Философско-художнический характер сознания таганковского Гамлета задавался уже звучащим в его устах стихотворением Пастернака в начале спектакля. Кроме того, герой на разные лады, в трех переводах, произносил монолог «Разлажен жизни ход», он на разные лады, трижды произносил монолог «Быть или не быть». Но меньше всего в этом проявлялись холодные разыскания схоласта. Здесь была энергия поэтического познания мира «с обостренностью восприятия, с четкой ритмикой строчек, с внутренней музыкальностью рождения образов» [33, 90].
Стихотворение «Гамлет», да и сам перевод пьесы вносил в это поэтическое познание мира и пастернаковский мотив. К тому времени стихотворение уже звучало в «Павших и живых». Сегодня оно стало составляющей еще одного спектакля, «Живаго (Доктор)». Причем его читает не только Юрий Живаго – В. Золотухин, но и сам Юрий Любимов (в записи).
В определенном смысле – имея в виду авторство режиссера, причем на всех уровнях сценического произведения – можно говорить о спектакле как о художественном высказывании режиссера и высказывании во многом лирическом. Тем более, что мотив судьбы художника, искусства, включающий судьбу театра, и театра на Таганке в особенности, входит во все произведения, наряду с повторением и некоторых других мотивов. А стихотворение Пастернака «Гамлет», включенное в три постановки, можно, видимо, рассматривать не только как своего рода талисман режиссера, но и как элемент спектакля, вводящий кроме мотива судьбы поэта вообще и Пастернака, в частности, – также мотив судьбы режиссера-поэта. Режиссера-поэта, создающего художественные смыслы, связанные в том числе и с пограничными, «гамлетовскими» проблемами бытия. И, конечно, это стихотворение с его Гамлетом-актером становится частью метафорического образа театра, который выстраивает Любимов.

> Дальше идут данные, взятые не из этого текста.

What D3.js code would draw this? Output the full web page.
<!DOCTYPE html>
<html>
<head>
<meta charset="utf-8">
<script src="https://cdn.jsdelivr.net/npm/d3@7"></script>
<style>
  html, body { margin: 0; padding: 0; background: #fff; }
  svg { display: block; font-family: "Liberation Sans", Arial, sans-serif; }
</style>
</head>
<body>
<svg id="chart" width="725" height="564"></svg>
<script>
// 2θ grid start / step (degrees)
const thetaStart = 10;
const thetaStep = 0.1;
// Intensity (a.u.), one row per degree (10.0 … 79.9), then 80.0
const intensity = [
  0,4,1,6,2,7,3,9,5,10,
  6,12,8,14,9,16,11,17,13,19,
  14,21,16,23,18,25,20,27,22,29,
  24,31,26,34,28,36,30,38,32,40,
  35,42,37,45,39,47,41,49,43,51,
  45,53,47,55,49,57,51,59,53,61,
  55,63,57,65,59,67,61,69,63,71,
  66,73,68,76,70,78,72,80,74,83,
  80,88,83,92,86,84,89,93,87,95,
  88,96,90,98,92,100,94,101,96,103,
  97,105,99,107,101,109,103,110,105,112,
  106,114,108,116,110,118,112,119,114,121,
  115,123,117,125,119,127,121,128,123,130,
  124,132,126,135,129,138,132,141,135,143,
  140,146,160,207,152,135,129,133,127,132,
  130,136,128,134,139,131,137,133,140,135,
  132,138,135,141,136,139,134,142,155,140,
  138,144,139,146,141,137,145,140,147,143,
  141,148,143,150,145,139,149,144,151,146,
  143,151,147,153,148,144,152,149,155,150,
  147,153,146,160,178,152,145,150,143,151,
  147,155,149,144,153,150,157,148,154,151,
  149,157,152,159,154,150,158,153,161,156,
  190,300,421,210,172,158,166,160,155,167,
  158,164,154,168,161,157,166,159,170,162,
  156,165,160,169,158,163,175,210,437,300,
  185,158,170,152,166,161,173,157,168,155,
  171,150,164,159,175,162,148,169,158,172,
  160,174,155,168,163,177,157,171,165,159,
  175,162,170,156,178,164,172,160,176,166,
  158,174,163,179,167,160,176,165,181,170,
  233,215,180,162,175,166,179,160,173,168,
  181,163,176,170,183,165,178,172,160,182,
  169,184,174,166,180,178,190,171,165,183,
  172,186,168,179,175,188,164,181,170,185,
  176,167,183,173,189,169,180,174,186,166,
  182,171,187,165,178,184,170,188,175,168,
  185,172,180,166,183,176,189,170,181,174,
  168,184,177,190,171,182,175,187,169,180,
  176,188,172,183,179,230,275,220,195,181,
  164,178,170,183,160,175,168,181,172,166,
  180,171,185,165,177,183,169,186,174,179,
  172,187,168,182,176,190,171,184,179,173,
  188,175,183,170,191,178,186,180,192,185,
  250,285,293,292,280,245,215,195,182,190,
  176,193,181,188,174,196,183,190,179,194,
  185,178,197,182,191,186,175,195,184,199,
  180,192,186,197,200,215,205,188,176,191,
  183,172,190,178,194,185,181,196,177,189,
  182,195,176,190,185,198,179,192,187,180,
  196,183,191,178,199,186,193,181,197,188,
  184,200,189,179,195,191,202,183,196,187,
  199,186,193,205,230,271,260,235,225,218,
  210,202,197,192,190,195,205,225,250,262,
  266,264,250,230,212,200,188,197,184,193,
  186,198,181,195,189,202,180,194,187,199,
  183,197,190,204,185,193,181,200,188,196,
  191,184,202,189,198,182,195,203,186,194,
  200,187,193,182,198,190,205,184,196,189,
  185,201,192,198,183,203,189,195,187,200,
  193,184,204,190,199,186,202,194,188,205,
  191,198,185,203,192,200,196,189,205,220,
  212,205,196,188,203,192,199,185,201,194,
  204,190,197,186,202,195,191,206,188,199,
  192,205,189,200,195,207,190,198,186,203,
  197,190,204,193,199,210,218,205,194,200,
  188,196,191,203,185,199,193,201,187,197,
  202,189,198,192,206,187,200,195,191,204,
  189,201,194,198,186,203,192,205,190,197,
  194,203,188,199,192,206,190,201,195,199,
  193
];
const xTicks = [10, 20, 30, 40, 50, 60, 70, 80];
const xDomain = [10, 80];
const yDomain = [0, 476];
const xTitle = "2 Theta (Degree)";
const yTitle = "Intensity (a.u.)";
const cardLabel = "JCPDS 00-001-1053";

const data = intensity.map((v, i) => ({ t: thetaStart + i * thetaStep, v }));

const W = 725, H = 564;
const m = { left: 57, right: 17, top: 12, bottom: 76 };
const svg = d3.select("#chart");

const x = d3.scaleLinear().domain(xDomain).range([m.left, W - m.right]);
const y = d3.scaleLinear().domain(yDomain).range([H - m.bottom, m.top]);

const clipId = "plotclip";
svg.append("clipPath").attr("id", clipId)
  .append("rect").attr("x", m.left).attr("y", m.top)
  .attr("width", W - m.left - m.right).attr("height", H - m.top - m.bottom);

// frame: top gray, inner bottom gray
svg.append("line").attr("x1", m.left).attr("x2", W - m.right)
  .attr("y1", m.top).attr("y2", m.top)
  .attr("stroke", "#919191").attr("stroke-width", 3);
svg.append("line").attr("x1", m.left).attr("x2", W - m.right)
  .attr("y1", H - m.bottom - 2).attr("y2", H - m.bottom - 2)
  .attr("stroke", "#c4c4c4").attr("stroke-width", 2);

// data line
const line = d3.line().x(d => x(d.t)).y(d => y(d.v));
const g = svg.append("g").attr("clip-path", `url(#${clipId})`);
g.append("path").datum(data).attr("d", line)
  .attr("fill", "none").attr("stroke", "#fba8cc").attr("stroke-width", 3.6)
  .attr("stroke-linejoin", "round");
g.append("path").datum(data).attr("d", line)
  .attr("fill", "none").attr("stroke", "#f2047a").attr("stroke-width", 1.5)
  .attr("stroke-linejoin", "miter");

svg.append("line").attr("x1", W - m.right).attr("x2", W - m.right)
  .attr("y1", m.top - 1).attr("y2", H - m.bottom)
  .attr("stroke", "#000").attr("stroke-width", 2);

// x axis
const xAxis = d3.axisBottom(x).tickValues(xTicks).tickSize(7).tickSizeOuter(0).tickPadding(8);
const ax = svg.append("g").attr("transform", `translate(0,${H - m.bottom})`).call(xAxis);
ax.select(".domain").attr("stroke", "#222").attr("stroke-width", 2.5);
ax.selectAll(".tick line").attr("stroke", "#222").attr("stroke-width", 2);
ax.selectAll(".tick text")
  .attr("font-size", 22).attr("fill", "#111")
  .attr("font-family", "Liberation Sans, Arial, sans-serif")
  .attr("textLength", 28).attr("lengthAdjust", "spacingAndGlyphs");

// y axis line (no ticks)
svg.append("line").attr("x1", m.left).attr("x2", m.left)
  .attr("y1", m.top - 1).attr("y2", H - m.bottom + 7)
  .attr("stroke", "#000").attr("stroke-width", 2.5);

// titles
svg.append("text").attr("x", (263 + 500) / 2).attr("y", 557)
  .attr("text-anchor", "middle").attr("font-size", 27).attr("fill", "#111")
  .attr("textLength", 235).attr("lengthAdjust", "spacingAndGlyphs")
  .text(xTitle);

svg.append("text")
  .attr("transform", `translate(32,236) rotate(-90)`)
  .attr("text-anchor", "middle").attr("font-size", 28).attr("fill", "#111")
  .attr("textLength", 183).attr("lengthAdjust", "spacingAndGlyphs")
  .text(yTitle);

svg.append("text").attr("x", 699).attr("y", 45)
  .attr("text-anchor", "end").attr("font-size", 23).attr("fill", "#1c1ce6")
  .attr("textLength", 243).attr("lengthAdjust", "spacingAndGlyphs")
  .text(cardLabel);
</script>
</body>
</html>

Парад странствующей труппы был ничем иным, как парадом во славу сценического искусства. Совсем не случайно роль Первого актера играл Борис Хмельницкий, этот, по точной характеристике Н. Крымовой, «не поддающийся «опрощению» актер» [46, 30], кажется, с изначально присущей ему внутренней темой достоинства комедианта. Режиссер явно любовался «чистым искусством» декламации, подарив Первому актеру монолог, начатый на русском и продолженный на английском языке, когда важной становилась преимущественно музыка речи. «Пафос декламации (…) обретал неподдельное величие. Голос гудел, играл звуками, таинственно шелестел в согласных, трубил и пел протяжными гласными» [8, 134]. В некотором переборе пафоса звучала и ирония актера по отношению к себе и к театру в целом. Иронизировала над театральными средствами и пантомима, разыгранная актерами бродячей труппы в сцене мышеловки. Но ирония эта вовсе не отменяла отчетливо звучавшего в спектакле прославления театра. Как не отменяло его и понимание режиссером всякого рода пределов, присущих любому роду искусства и театру в том числе.

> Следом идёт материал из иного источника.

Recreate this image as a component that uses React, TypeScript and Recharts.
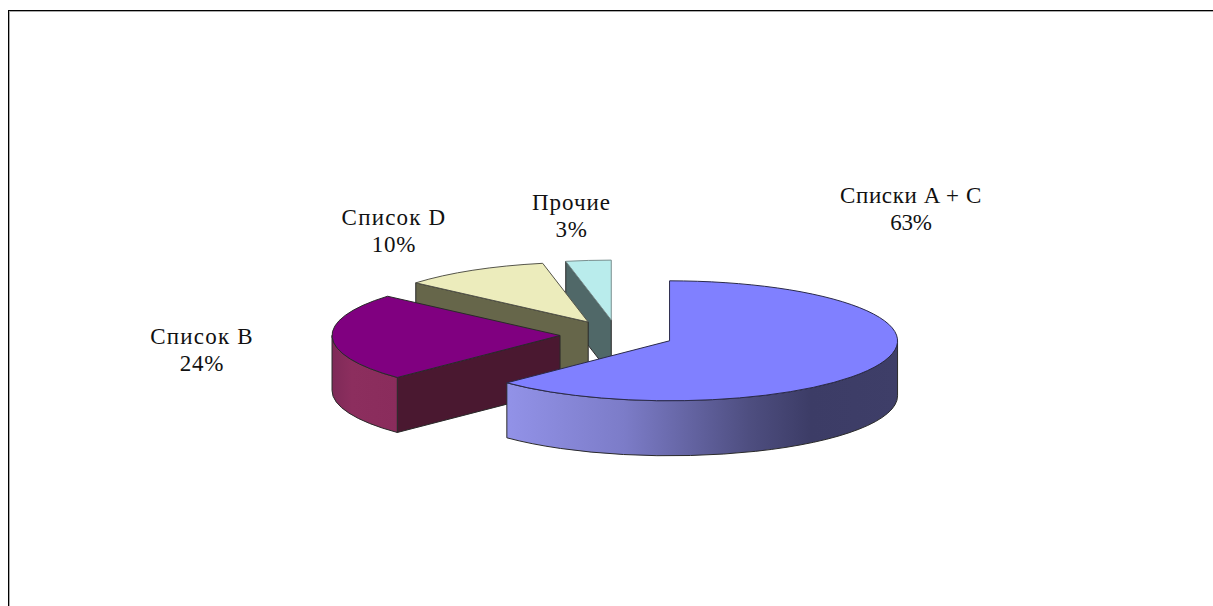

В очевидном противостоянии миру «Эльсинора», как бы «в помощь» Гамлету, на его стороне оказывались театр и поэзия – во многих перечисленных здесь ипостасях. Но это – не все. Почти во всех мизансценах спектакля возникала параллель действия Гамлета и находящегося рядом или поодаль мальчика-актера, играющего на флейте (Д. Межевич). Контрапункт партий, которые велись разными искусствами: музыкой, театром, поэзией – в драматическом «раскладе» спектакля оказывался «на стороне» Гамлета и одновременно еще больше обнажал беззащитность героя, ибо язык всех отдельных искусств и искусства в целом не являлся языком противостоящего Гамлету мира.
Уничтожение в финале всех следов возникшего трагического противостояния и только что сыгранного здесь спектакля потрясало. Может быть, это была самая трагичная из мизансцен режиссера. Сценически смоделированное мироздание будто вырывалось из-под контроля, обретало самостоятельность, вступало в игру «всерьез», – или это уже была не игра? – поглощало, да просто уничтожало театр.
Такие подмены, соскальзывания одного в другое являлись законом игры. Но они же были особенностями творимой на сцене реальности. Так получала воплощение остро ощущаемая режиссером «сдвинутость» мира, в котором человеку приходится жить. И постоянный сдвиг смыслов мизансцен был отчетливым ее выражением. Едва ли не любая ситуация, в которую попадал герой спектакля, дополнительно драматизировалась вот этой ускользаемостью, неуловимостью мира, которому он противостоял.